In either case, the steps that you took to achieve compliance will make a difference in the outcome of your case. Even if your compliance efforts were proven to have come up short, your intent in taking those efforts matter. If it is clear that you strove to comply with the law and there are strong indications that you put that intention into practice, regulators are far more likely to give you the benefit of the doubt. On the other hand, if there is a culture of immunity from the law at your firm, even minor instances of noncompliance can lead to significant repercussions.
What are the 3 Types of SEC Enforcement Actions?
When the SEC investigates potential instances of noncompliance by an RIA, the evidence that the investigation uncovers will influence how the agency will move forward. It has three options to choose from:
- Criminal referral
- Civil claim
- Administrative claim
These are in decreasing order of severity.
If the SEC investigates a potential instance of noncompliance and uncovers securities fraud, coupled with the intent to defraud the victims, it will refer the case to the DOJ or the FBI for criminal prosecution.
Securities fraud without the culpable mental state or intent to defraud is generally pursued with a civil lawsuit by the SEC. While prison time is not on the table, the financial repercussions can be severe and the publicity generated by a court case can hobble your professional future.
Less severe allegations are resolved within the SEC in an administrative process. These may impose fines but can also suspend or revoke the professional licenses that you need to practice.
What Sets Oberheiden P.C. Apart from Other Compliance Firms?

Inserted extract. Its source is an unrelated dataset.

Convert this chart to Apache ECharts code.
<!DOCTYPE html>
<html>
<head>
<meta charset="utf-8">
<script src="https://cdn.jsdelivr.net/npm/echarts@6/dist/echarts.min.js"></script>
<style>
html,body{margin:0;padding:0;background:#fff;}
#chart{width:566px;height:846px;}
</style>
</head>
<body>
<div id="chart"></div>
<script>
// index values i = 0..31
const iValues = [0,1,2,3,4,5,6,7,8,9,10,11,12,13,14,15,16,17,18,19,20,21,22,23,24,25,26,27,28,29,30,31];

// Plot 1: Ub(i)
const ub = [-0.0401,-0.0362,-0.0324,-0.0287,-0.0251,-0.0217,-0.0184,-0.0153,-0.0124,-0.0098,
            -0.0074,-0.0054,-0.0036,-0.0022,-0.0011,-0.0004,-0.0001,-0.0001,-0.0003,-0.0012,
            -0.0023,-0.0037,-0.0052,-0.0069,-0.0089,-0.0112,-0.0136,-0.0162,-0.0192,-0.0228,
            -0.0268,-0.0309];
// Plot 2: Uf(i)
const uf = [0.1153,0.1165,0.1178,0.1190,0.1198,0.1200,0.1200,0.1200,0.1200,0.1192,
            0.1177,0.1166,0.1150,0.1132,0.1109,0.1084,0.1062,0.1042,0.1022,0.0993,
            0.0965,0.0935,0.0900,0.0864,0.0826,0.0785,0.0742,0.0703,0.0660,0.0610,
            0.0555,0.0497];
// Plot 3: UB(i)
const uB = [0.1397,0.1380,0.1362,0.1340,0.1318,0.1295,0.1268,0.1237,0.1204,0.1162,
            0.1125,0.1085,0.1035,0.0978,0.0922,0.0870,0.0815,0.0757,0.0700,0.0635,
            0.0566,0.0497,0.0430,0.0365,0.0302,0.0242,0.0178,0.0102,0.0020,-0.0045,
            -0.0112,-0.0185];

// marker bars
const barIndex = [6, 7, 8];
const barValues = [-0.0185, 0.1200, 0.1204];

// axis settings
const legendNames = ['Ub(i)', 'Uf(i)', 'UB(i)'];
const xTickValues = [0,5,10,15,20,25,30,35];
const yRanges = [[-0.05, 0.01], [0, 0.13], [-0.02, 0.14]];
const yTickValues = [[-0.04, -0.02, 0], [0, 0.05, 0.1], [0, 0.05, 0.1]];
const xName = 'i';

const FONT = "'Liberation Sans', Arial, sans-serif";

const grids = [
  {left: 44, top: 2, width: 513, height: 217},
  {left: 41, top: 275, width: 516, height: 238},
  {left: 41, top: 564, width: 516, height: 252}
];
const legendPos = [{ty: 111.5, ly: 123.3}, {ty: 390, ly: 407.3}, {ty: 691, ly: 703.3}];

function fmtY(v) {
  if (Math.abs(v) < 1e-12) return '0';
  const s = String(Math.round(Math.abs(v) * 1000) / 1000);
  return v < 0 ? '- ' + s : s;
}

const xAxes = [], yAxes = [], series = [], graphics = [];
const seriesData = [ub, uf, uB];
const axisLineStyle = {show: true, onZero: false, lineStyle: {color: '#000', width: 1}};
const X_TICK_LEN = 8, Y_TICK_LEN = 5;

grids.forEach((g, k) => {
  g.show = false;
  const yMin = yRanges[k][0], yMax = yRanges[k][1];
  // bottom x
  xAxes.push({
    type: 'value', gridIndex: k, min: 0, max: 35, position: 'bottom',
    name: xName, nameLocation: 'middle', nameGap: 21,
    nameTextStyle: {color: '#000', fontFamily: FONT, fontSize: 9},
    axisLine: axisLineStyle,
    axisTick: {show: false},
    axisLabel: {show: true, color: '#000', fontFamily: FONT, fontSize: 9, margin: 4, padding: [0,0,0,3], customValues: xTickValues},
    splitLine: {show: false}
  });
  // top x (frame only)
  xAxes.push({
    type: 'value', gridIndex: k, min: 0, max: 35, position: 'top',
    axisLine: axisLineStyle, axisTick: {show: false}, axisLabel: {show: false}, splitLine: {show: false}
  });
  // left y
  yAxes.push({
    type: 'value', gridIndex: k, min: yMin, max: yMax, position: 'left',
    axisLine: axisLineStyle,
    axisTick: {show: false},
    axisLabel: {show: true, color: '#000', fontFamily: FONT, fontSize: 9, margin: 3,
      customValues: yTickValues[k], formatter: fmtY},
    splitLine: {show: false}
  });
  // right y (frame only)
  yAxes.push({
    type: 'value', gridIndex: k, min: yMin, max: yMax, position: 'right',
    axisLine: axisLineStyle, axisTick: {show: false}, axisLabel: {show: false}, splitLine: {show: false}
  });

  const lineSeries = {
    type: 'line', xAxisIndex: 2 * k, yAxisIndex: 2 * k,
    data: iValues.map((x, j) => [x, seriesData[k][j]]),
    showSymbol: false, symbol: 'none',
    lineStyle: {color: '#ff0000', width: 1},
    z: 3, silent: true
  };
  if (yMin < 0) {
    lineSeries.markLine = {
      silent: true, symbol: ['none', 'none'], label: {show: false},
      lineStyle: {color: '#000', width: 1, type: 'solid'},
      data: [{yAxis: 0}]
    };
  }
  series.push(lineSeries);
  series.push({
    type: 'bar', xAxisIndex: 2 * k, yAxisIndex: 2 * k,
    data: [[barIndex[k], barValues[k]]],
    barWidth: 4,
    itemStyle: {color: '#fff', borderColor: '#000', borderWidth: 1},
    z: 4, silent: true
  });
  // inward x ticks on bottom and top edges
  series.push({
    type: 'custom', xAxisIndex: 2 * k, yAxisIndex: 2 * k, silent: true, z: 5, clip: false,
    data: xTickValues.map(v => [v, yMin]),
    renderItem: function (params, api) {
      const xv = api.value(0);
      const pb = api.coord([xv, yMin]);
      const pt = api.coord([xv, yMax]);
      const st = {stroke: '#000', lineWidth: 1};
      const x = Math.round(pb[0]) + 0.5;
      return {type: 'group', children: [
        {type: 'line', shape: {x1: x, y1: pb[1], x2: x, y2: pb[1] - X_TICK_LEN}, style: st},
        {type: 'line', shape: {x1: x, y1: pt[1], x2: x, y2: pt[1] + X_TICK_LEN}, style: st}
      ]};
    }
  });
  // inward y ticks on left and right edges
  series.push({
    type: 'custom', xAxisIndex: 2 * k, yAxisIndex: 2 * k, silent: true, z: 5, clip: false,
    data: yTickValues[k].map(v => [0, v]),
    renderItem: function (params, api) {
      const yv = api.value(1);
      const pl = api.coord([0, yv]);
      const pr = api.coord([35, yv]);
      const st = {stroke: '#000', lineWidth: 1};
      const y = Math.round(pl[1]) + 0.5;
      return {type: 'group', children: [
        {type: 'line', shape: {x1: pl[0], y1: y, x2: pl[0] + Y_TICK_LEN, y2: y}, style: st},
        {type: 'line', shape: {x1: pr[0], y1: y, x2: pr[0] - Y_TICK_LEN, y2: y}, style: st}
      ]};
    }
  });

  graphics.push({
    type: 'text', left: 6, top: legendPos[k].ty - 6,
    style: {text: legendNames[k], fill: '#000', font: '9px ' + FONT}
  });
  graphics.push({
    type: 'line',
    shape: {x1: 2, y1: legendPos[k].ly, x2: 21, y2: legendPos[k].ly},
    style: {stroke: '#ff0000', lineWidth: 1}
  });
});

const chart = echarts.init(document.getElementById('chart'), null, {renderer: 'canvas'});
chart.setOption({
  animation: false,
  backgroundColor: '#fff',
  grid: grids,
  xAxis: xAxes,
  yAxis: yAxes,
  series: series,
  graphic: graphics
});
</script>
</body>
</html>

When it comes to RIA compliance, there are several reasons to choose Oberheiden P.C. over other compliance firms. Here are two of them.
First, we house both attorneys and compliance professionals under our roof. This diversity of background and focus means that you can count on our compliance strategies to be grounded in prior cases that have gone well, as well as others that have gone poorly. Our attorneys know what compliance protocols fail and why, having been called in to defend regulated securities professionals countless times in the past. Our compliance professionals use that experience to craft better ones for you and your firm.
Second, we are a national firm that can guide you through the compliance process wherever you are. Our firm is headquartered in Houston and Dallas, Texas, but has offices across the country.
Why Don’t You Call Yourselves the Best RIA Compliance Provider?
We would rather let our work stand for itself. Read the testimonials of our prior clients to decide if it does.
Oberheiden P.C.: Helping RIAs Come Into Compliance Without Sacrificing Business Efficiency
One of the most important aspects of compliance to appreciate is that it requires a balance: You want to minimize your legal exposure, but also to achieve this goal without saddling your firm with onerous requirements that sap its resources and undermine its financial success. Coming into complete compliance cannot be so costly that it would sink the company.
The compliance professionals at Oberheiden P.C. know this and strive to achieve a level of compliance that they, in their numerous years of experience, have found to be reasonable for RIAs, all while minimizing the sacrifice of your firm’s time and resources. We know that you want to focus on helping your clients make sound investments. Our goal is to ensure that you can do this in confidence that all of your business practices fall on the right side of the law.